Handle The Proof: A Little Moonshine
Yeah, some of it reeks of burnt quinine and poisonous residue. The word brings to mind hardened heroes like Junior Johnson and others hauling jars of dubious spirit. And it's difficult not to think of Ozark (or Appalachian) backwoodsmen lazing on a porch surrounded by jugs bearing that notorious 'XXX.'
Maybe I just learned too much from Looney Tunes...
But over the years I've sampled--if that's the right word--some rather intriguing (and at least one impressive) distillates.
At its best, moonshine is just an unimproved spirit. Where vodka makers distill multiple times to smooth out the character and boost the alcohol, where whiskey masters turn to barrel aging, 'shiners just let it drip.
Kinda like a bad grappa.
In the Czech Republic, even today, you find better slivovice--also translated as brandy, but of fruit rather than grain--on Moravian farms than in commercial bottles.

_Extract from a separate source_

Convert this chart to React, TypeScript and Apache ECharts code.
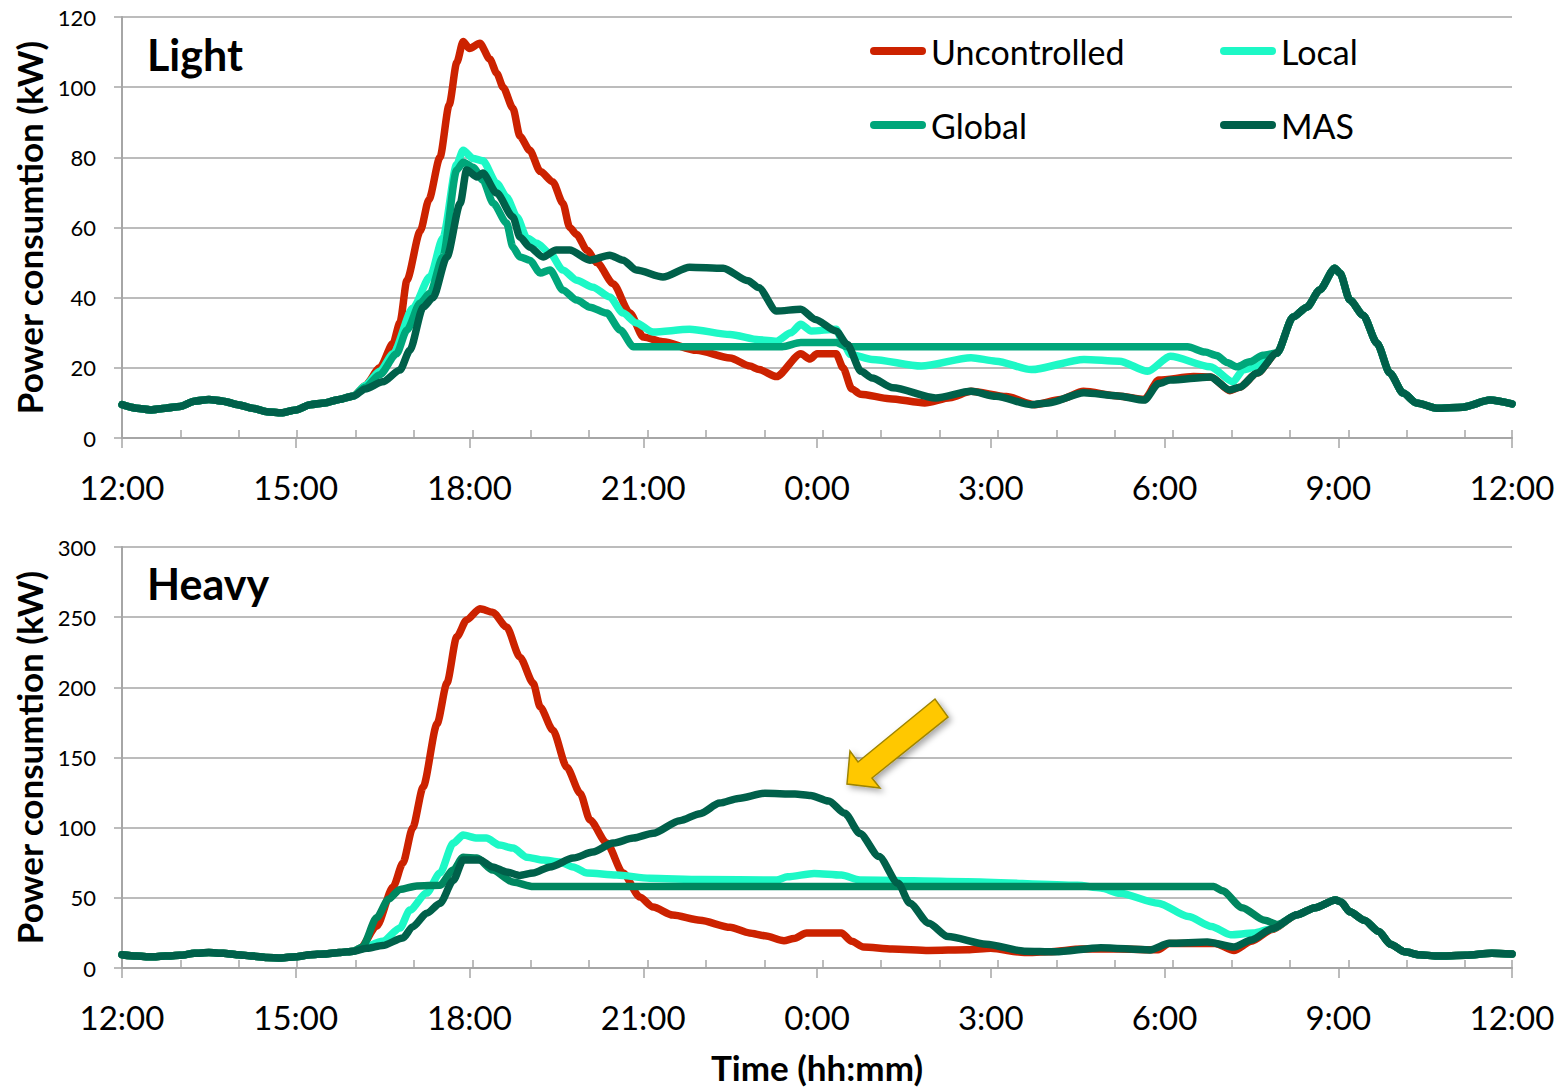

The best of these can be surprisingly mellow (the kick hits you later), with background notes of overripe fruit and the hodge-podge of skin, seeds and twigs that make their way into the process. This bonds the spirit with a pulpy base perfectly in tune with the main ingredient.
Oh, I've probably overstated the beauty of this liquor. It's not all that pretty--they distill once and just sieve out the remnants. Old timers who've been doing it for awhile know how to bring out a finished product with rough edges, but a clean, flavorful middle.
You gotta get over there and ask around, but the experience is worth it.